■ **Written problem**: Show all lines holding the string "matplotlib".

■ **Material**:
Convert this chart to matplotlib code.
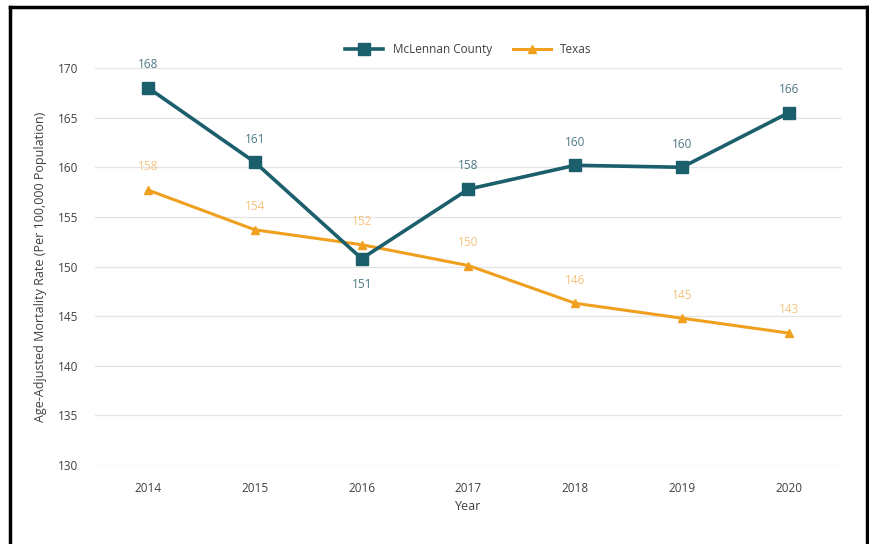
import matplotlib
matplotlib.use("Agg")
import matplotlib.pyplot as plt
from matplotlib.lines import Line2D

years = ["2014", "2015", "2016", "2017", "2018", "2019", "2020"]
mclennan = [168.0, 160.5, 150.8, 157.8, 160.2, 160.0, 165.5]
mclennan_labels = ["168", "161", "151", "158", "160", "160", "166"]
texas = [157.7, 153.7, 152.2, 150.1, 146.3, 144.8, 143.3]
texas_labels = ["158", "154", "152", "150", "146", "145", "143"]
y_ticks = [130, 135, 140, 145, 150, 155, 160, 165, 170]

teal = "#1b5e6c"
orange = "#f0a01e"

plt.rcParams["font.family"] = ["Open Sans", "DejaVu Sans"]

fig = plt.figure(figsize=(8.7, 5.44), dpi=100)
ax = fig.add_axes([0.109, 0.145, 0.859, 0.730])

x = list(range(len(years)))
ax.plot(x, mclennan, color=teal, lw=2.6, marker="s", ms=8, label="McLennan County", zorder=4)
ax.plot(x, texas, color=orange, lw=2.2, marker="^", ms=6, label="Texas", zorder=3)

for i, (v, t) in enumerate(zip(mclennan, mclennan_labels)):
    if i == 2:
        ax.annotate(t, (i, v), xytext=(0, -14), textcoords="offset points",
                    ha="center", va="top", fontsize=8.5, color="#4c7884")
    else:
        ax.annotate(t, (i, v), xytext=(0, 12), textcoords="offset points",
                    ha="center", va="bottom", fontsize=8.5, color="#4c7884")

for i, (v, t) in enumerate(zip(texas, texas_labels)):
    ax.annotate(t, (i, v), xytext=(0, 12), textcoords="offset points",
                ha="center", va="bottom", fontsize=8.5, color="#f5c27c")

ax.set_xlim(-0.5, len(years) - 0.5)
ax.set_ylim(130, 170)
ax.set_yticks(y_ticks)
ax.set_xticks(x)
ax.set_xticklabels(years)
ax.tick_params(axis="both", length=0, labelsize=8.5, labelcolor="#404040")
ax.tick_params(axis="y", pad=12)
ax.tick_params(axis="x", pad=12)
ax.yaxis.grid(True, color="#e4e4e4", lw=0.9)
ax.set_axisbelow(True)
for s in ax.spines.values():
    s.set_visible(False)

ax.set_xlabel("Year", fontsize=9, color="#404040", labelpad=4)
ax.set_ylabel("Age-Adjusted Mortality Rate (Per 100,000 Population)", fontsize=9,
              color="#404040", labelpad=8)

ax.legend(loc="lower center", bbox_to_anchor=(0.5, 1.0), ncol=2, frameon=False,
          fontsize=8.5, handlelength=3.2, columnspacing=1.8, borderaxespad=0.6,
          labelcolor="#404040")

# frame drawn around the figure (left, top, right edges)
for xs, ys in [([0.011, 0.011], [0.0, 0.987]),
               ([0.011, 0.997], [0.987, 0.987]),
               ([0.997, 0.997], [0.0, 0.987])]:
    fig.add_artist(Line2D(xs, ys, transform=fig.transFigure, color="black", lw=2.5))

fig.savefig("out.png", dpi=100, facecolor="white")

■ **Full answer**:
Convert this chart to matplotlib code.
import matplotlib
matplotlib.use("Agg")
import matplotlib.pyplot as plt
from matplotlib.lines import Line2D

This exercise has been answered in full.